ATLAS dataset metadata (AMI) cache and lookup helpers. Meta stores per-dataset fields (DSID, cross-section, generator, …); MetaLookup aggregates them and computes luminosity-weighted yields.

Plotting

Python histogram and line-plot wrappers (TH1F, TH2F, TLine, ROC) built on mplhep and boost-histogram.

Tools

Utility class (file-system, string, hashing, math helpers) used throughout the framework.

pyc

Self-contained C++/CUDA sub-package for HEP-specific PyTorch custom operators: \(\Delta R\), polar/Cartesian transforms, invariant-mass computation, edge/node aggregation, and neutrino reconstruction.

Note

Verified sample statistics — as a sanity check the IO class was run against the dilepton test sample shipped with the repository:

  • File: test/samples/dilepton/DAOD_TOPQ1.21955717._000001.root

  • Tree: nominal

  • Events: 1,098

  • Total jets (b'nominal.jet_pt.jet_pt'): 8,161

  • Average jets per event: 7.43 (min 4, max 14)
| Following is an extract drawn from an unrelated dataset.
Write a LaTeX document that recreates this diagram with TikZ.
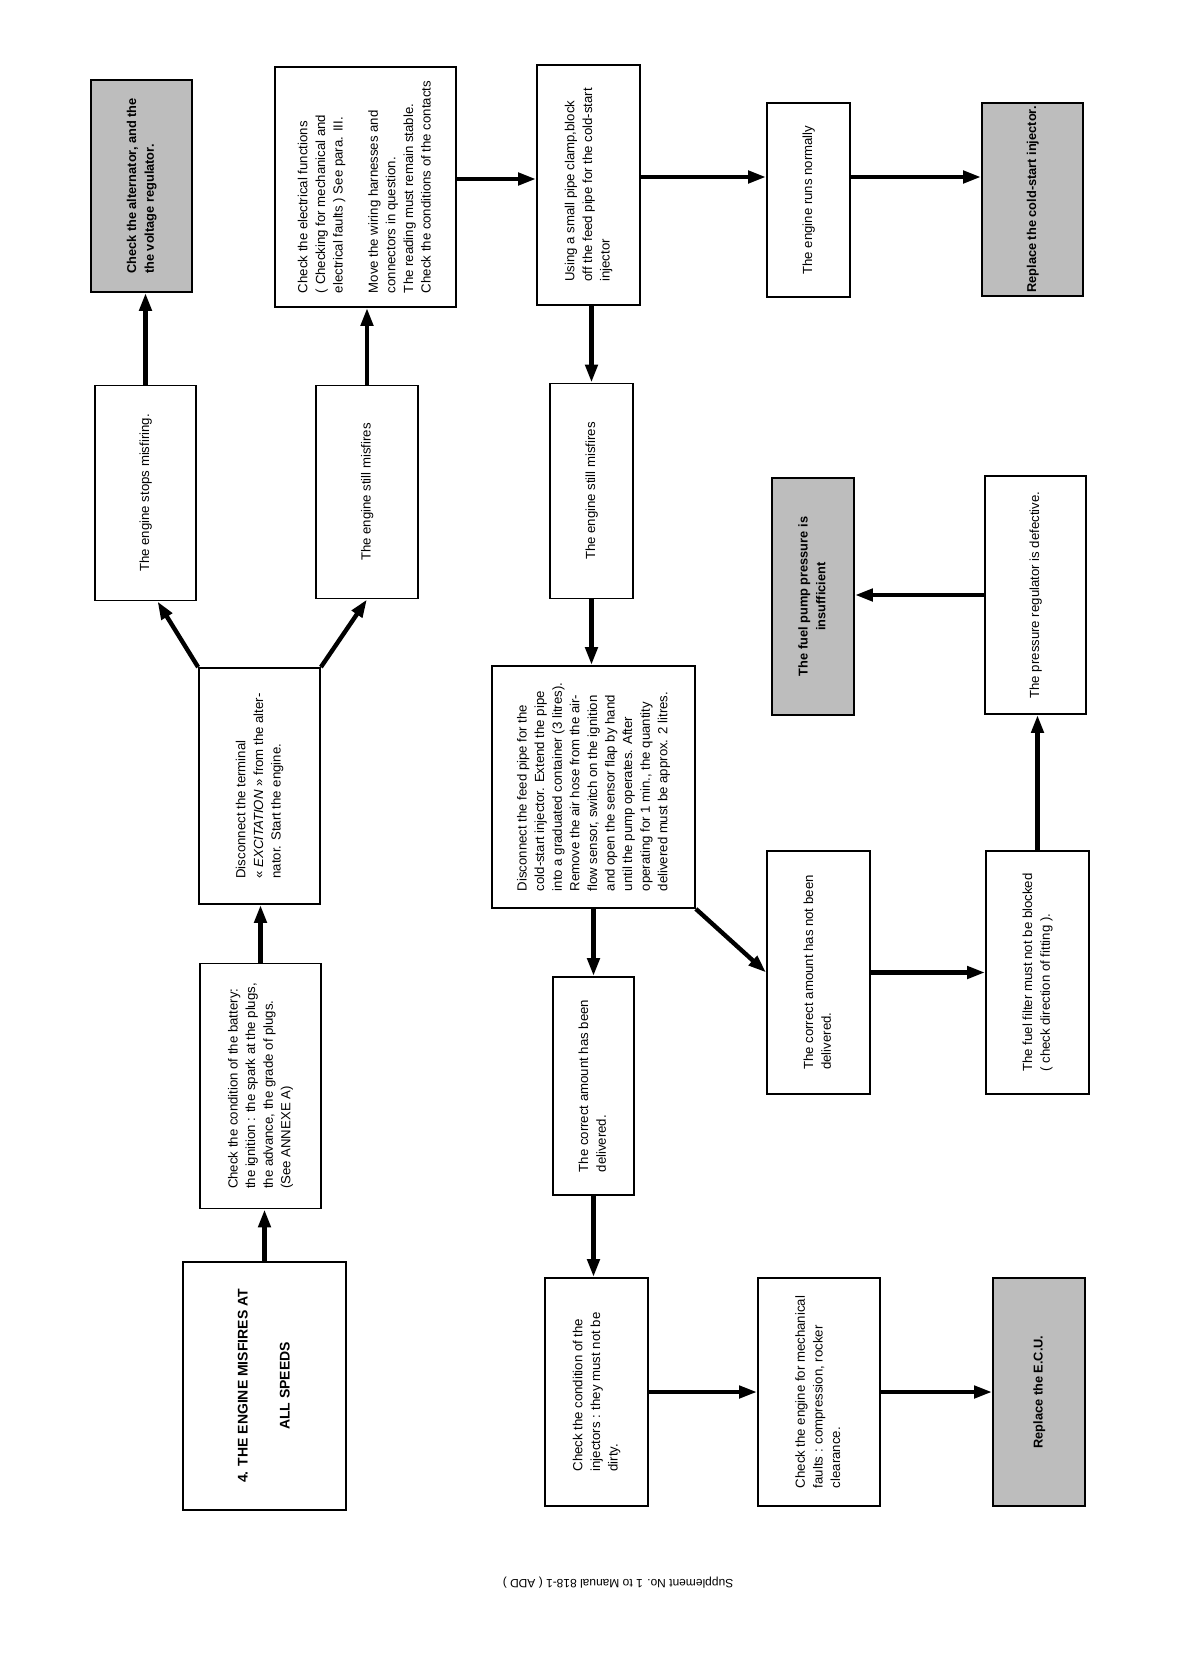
\documentclass[tikz,border=0pt]{standalone}
\usepackage{fontspec}
\setmainfont{Liberation Sans}
\usepackage{graphicx}
\usetikzlibrary{positioning,calc,arrows.meta}
\tikzset{>={Triangle[length=9pt,width=6pt]}}
\definecolor{shade}{gray}{0.74}
\newcommand*{\vtext}[1]{\rotatebox{90}{\begin{tabular}{@{}l@{}}#1\end{tabular}}}
\newcommand*{\vtextc}[1]{\rotatebox{90}{\begin{tabular}{@{}c@{}}#1\end{tabular}}}
\tikzset{
  box/.style={draw,line width=.9pt,fill=white,inner sep=0pt,
    font=\fontsize{6.6}{8.8}\selectfont},
  shadebox/.style={box,fill=shade,font=\bfseries\fontsize{6.4}{8.8}\selectfont},
  boxsize/.style 2 args={minimum width=#1*.5pt,minimum height=#2*.5pt},
  flow/.style={->,line width=2.2pt}
}

\begin{document}
\begin{tikzpicture}[x=.5pt,y=-.5pt]
\useasboundingbox (0,0) rectangle (1192,1678);

% Left column: first checks
\node[box,boxsize={163}{248},font=\bfseries\fontsize{7}{10.5}\selectfont]
  (start) at (264.5,1386) {\vtextc{4. THE ENGINE MISFIRES AT\\ \\ALL SPEEDS}};
\node[box,boxsize={121}{245}] (battery) at (260.5,1086)
  {\vtext{Check the condition of the battery:\\the ignition : the spark at the plugs,\\the advance, the grade of plugs.\\(See ANNEXE A)}};
\node[box,boxsize={121}{236}] (excit) at (259.5,786)
  {\vtext{Disconnect the terminal\\« \textit{EXCITATION} » from the alter-\\nator. Start the engine.}};
\node[box,boxsize={101}{215}] (stops) at (145.5,493)
  {\vtext{The engine stops misfiring.}};
\node[shadebox,boxsize={101}{212}] (alternator) at (141.5,186)
  {\vtext{Check the alternator, and the\\the voltage regulator.}};
\node[box,boxsize={102}{213}] (still1) at (367,492)
  {\vtext{The engine still misfires}};
\node[box,boxsize={181}{240}] (elec) at (365.5,187)
  {\vtext{Check the electrical functions\\( Checking for mechanical and\\electrical faults ) See para. III.\\ \\Move the wiring harnesses and\\connectors in question.\\The reading must remain stable.\\Check the conditions of the contacts}};

% Middle column: cold-start injector
\node[box,boxsize={103}{240}] (pipe) at (588.5,185)
  {\vtext{Using a small pipe clamp,block\\off the feed pipe for the cold-start\\injector}};
\node[box,boxsize={83}{194}] (normal) at (808.5,200)
  {\vtext{The engine runs normally}};
\node[shadebox,boxsize={101}{193}] (coldstart) at (1032.5,199.5)
  {\vtext{Replace the cold-start injector.}};
\node[box,boxsize={83}{215}] (still2) at (591.5,491)
  {\vtext{The engine still misfires}};
\node[box,boxsize={203}{242}] (disc) at (593.5,787)
  {\vtext{Disconnect the feed pipe for the\\cold-start injector. Extend the pipe\\into a graduated container (3 litres).\\Remove the air hose from the air-\\flow sensor, switch on the ignition\\and open the sensor flap by hand\\until the pump operates. After\\operating for 1 min., the quantity\\delivered must be approx. 2 litres.}};

% Fuel delivery branch
\node[shadebox,boxsize={82}{237}] (pump) at (813,596.5)
  {\vtextc{The fuel pump pressure is\\insufficient}};
\node[box,boxsize={101}{238}] (regulator) at (1035.5,595)
  {\vtext{The pressure regulator is defective.}};
\node[box,boxsize={103}{243}] (notdeliv) at (818.5,972.5)
  {\vtext{The correct amount has not been\\delivered.}};
\node[box,boxsize={103}{243}] (filter) at (1037.5,972.5)
  {\vtext{The fuel filter must not be blocked\\( check direction of fitting ).}};
\node[box,boxsize={81}{218}] (deliv) at (593.5,1086)
  {\vtext{The correct amount has been\\delivered.}};

% Bottom row
\node[box,boxsize={103}{228}] (inj) at (596.5,1392)
  {\vtext{Check the condition of the\\injectors : they must not be\\dirty.}};
\node[box,boxsize={122}{228}] (mech) at (819,1392)
  {\vtext{Check the engine for mechanical\\faults : compression, rocker\\clearance.}};
\node[shadebox,boxsize={92}{228}] (ecu) at (1039,1392)
  {\vtext{Replace the E.C.U.}};

\node[rotate=180,font=\fontsize{6}{7}\selectfont] (footer) at (618,1583)
  {Supplement No. 1 to Manual 818-1 ( ADD )};

% Draw the arrows
\draw[flow] (start.north) -- (start.north |- battery.south);
\draw[flow] (battery.north) -- (battery.north |- excit.south);
\draw[flow] (excit.north west) -- ([xshift=6pt]stops.south);
\draw[flow] (excit.north east) -- (still1.south);
\draw[flow] (stops.north) -- (stops.north |- alternator.south);
\draw[flow] (still1.north) -- (still1.north |- elec.south);
\draw[flow] ([yshift=4pt]elec.east) -- ([yshift=4pt]elec.east -| pipe.west);
\draw[flow] ([yshift=4pt]pipe.east) -- ([yshift=4pt]pipe.east -| normal.west);
\draw[flow] ([yshift=4pt]pipe.east -| normal.east) -- ([yshift=4pt]pipe.east -| coldstart.west);
\draw[flow] (still2 |- pipe.south) -- (still2.north);
\draw[flow] (still2.south) -- (still2.south |- disc.north);
\draw[flow] (deliv |- disc.south) -- (deliv.north);
\draw[flow] (disc.south east) -- (notdeliv.west);
\draw[flow] (notdeliv.east) -- (notdeliv.east -| filter.west);
\draw[flow] (filter.north) -- (filter.north |- regulator.south);
\draw[flow] (regulator.west) -- (regulator.west -| pump.east);
\draw[flow] (deliv.south) -- (deliv.south |- inj.north);
\draw[flow] (inj.east) -- (inj.east -| mech.west);
\draw[flow] (mech.east) -- (mech.east -| ecu.west);
\end{tikzpicture}
\end{document}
This result was obtained by iterating the IO class over the file and summing len(entry[b'nominal.jet_pt.jet_pt']) across all events.

See Quick Start for a step-by-step walkthrough with code examples.

Languages and Technologies

  • C++20 — core engine, modules, CUDA wrappers.

  • Cython — Python/C++ bridge with minimal overhead.

  • CUDA — GPU kernels for physics computations.

  • LibTorch — tensor operations inside CUDA kernels.

  • Doxygen + Breathe + Sphinx — documentation pipeline.